Maestro, vogliamo che tu faccia per noi quello che ti chiederemo

Mc 10,35-45

Gli si avvicinarono Giacomo e Giovanni, i figli di Zebedeo, dicendogli: "Maestro, vogliamo che tu faccia per noi quello che ti chiederemo". Egli disse loro: "Che cosa volete che io faccia per voi?". Gli risposero: "Concedici di sedere, nella tua gloria, uno alla tua destra e uno alla tua sinistra". Gesù disse loro: "Voi non sapete quello che chiedete. Potete bere il calice che io bevo, o essere battezzati nel battesimo in cui io sono battezzato?". Gli risposero: "Lo possiamo". E Gesù disse loro: "Il calice che io bevo anche voi lo berrete, e nel battesimo in cui io sono battezzato anche voi sarete battezzati. Ma sedere alla mia destra o alla mia sinistra non sta a me concederlo; è per coloro per i quali è stato preparato".Gli altri dieci, avendo sentito, cominciarono a indignarsi con Giacomo e Giovanni. Allora Gesù li chiamò a sé e disse loro: "Voi sapete che coloro i quali sono considerati i governanti delle nazioni dominano su di esse e i loro capi le opprimono. Tra voi però non è così; ma chi vuole diventare grande tra voi sarà vostro servitore, e chi vuole essere il primo tra voi sarà schiavo di tutti. Anche il Figlio dell’uomo infatti non è venuto per farsi servire, ma per servire e dare la propria vita in riscatto per molti".

di Ettore Sentimentale

Per comprendere in tutta la sua portata questo brano evangelico, è necessario anteporvi una certa contestualizzazione. Ci si trova lungo la strada che conduce a Gerusalemme e durante la marcia Gesù avverte i suoi discepoli del destino doloroso che attende lui e coloro che lo seguono. Davanti a questo particolare annunzio, paradossalmente scatta l’incoscienza dei suoi compagni di viaggio. Qualcosa di incredibile, diremmo noi.

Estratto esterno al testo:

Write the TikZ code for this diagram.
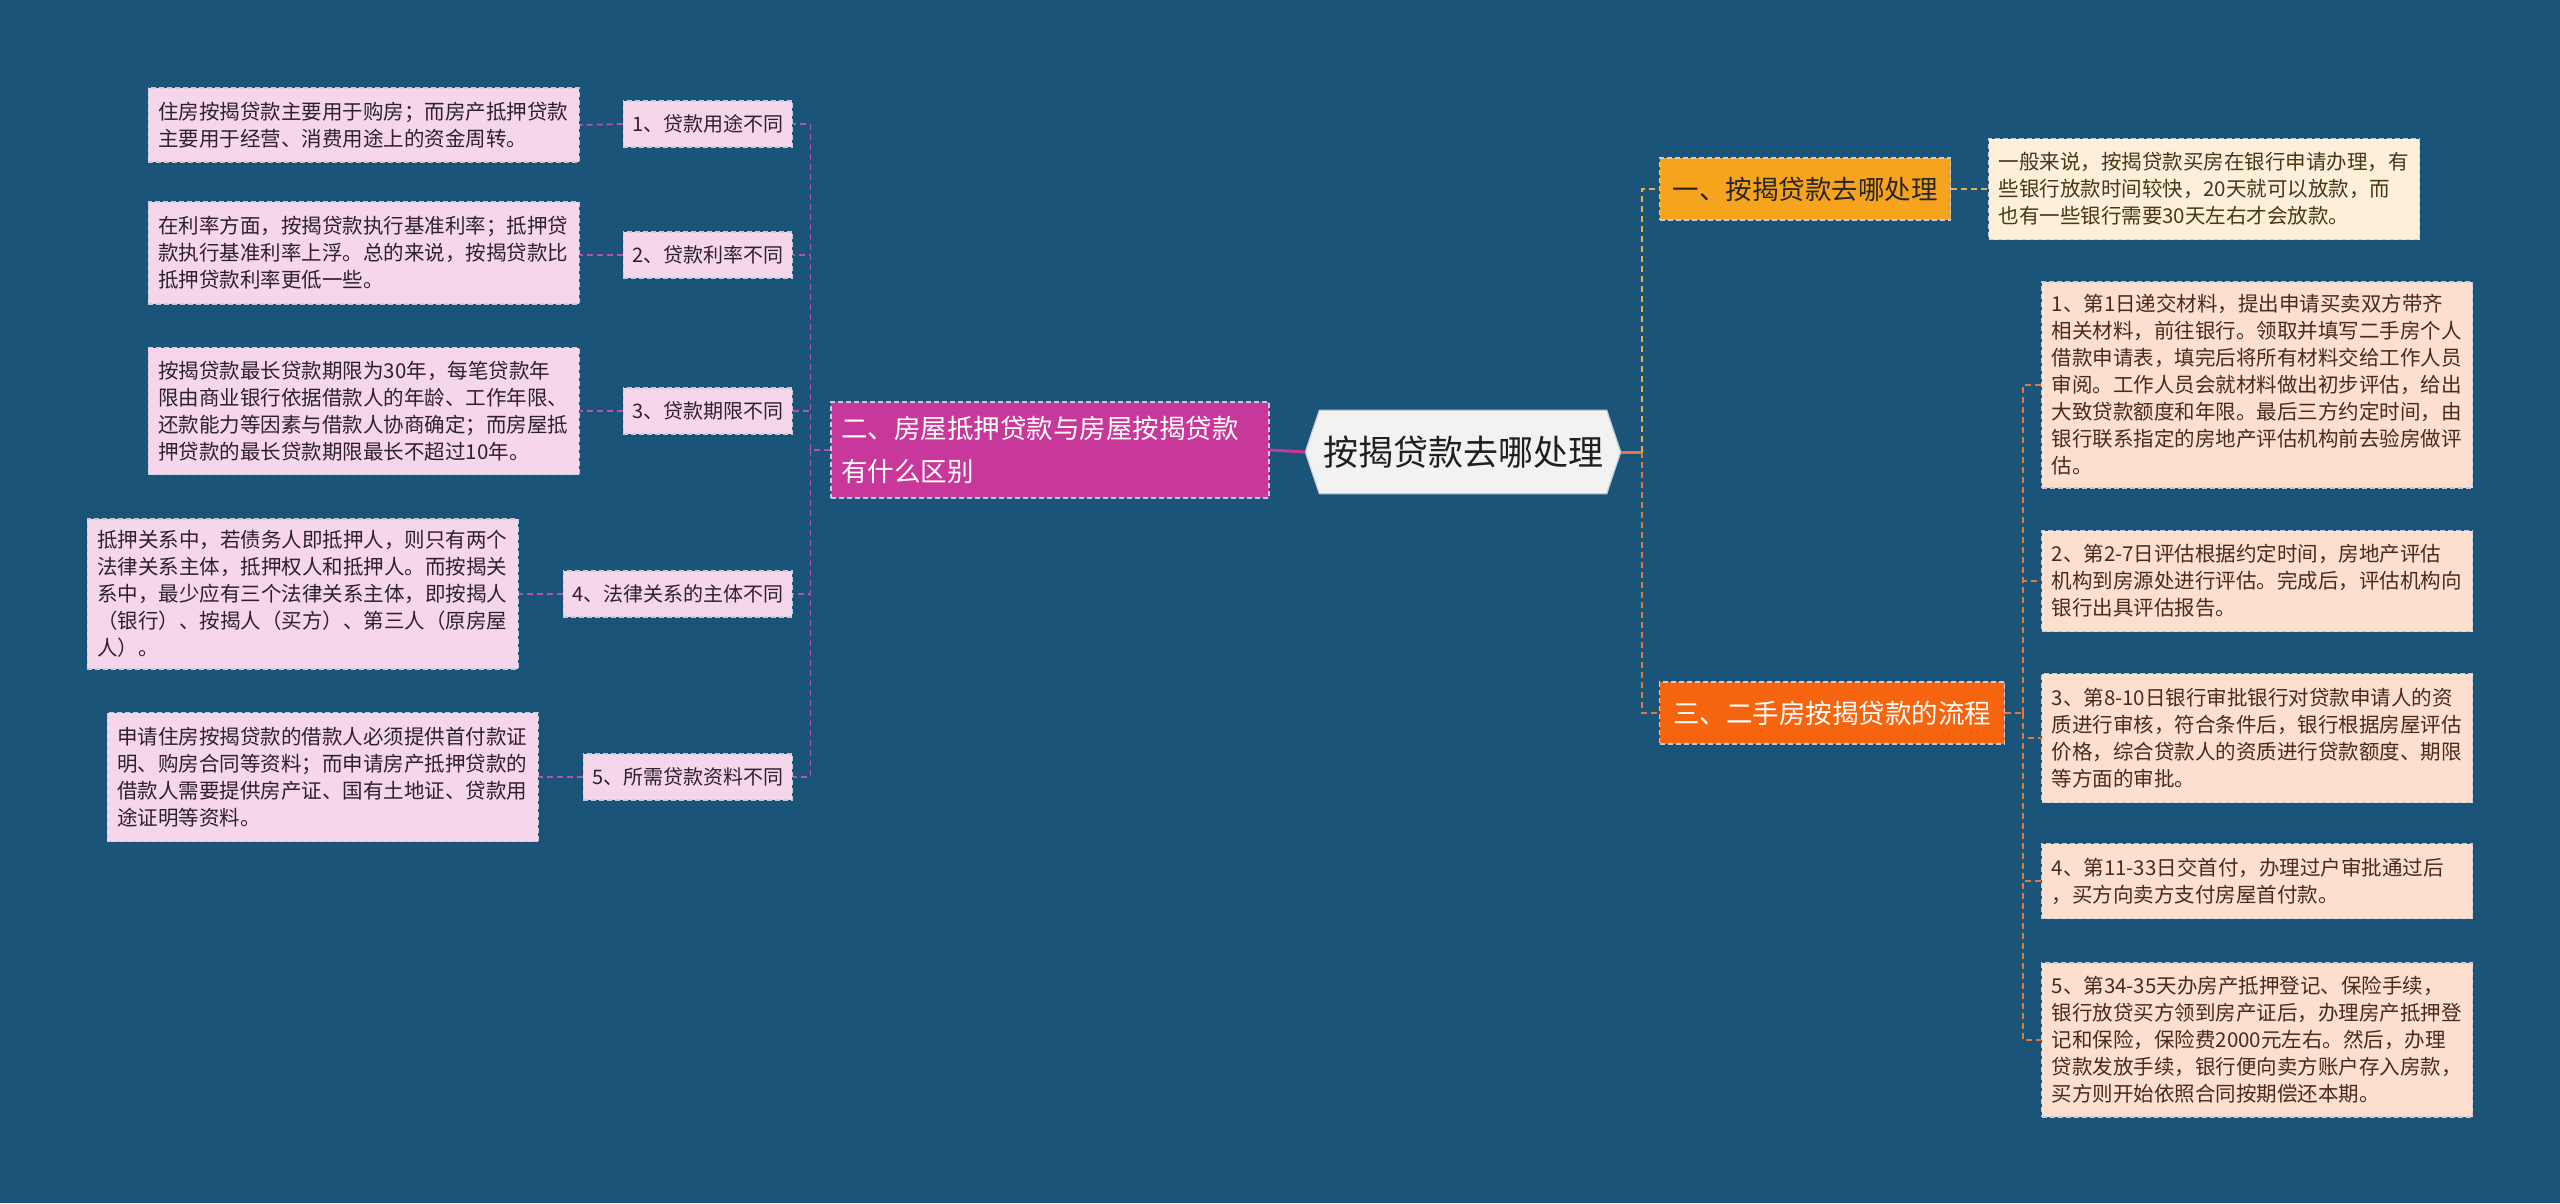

Ma non tanto visto che tale irresponsabilità continua fino ad oggi, se – come suggerisce papa Francesco – fra le tante reincarnazioni di tale sconsideratezza vi è anche il carrierismo ecclesiastico, patologia derivata dalle “malattie curiali”.
Analizziamo adesso il racconto.
Giacomo e Giovanni, figli di Zebedeo, si separano dal gruppo e si avvicinano – sembra quasi di soppiatto – a Gesù, spinti dal desiderio di “riservare” i posti migliori (si potrebbe dire in gergo televisivo: “la prima fila”) ed essere i primi nel regno di Gesù. Per far questo non hanno bisogno degli altri e audacemente (o sfrontatamente) chiedono che Gesù esaudisca questo loro desiderio. Dal contesto però appare chiaro che non si tratta di una legittima richiesta, ma di una ridicola ambizione, perché vogliono che Gesù li ponga in cima agli altri…überalles, secondo la sindrome del complesso di superiorità.
Gesù sembra sorpreso: “Voi non sapete quello che chiedete”. Infatti, dopo tanta sequela hanno capito un bel niente! Con grande pazienza li invita a domandarsi se sono capaci di condividere il suo destino doloroso. Quando si accorgono di ciò che sta succedendo, gli altri dieci di indignano contro Giacomo e Giovanni, perché anche i primi hanno le stesse aspirazioni di questi ultimi. L’ambizione li divide e li contrappone. La ricerca degli onori e dei protagonismi che celano interessi meschini spezzano sempre la comunione nella comunità cristiana! Anche oggi. Ed è la cosa più assurda verso Gesù e il suo progetto di servizio e liberazione delle persone.
Il fatto è tanto grave che subito Gesù li “chiama a sé” per fare chiaramente intendere quale approccio dovrà caratterizzare l’atteggiamento dei suoi seguaci, i quali conoscono per esperienza diretta come agiscono “i capi e i grandi della terra” (gli invasori romani): tiranneggiano le persone, le sottomettono e fanno sentire a tutti il peso del loro potere. Davanti a questa logica comportamentale perversa, il Maestro oppone il suo stile alternativo: “Tra voi però non è così”. Fra i discepoli di Gesù “chi vuole diventare grande tra voi sarà vostro servitore, e chi vuole essere il primo tra voi sarà schiavo di tutti”.
La grandezza non si misura dal potere che si ha, dal livello che si occupa o dai titoli che si ostentano. Chi ambisce a queste cose nella Chiesa di Gesù, non si fa più grande, ma più insignificante e grottesco. Chi vive così è d’intralcio allo stile di vita richiesto dal Crocifisso. Gli manca un “fondamentale” per essere seguace di Gesù perché non coglie l’esempio del Figlio dell’uomo, “venuto per servire e non per essere servito”.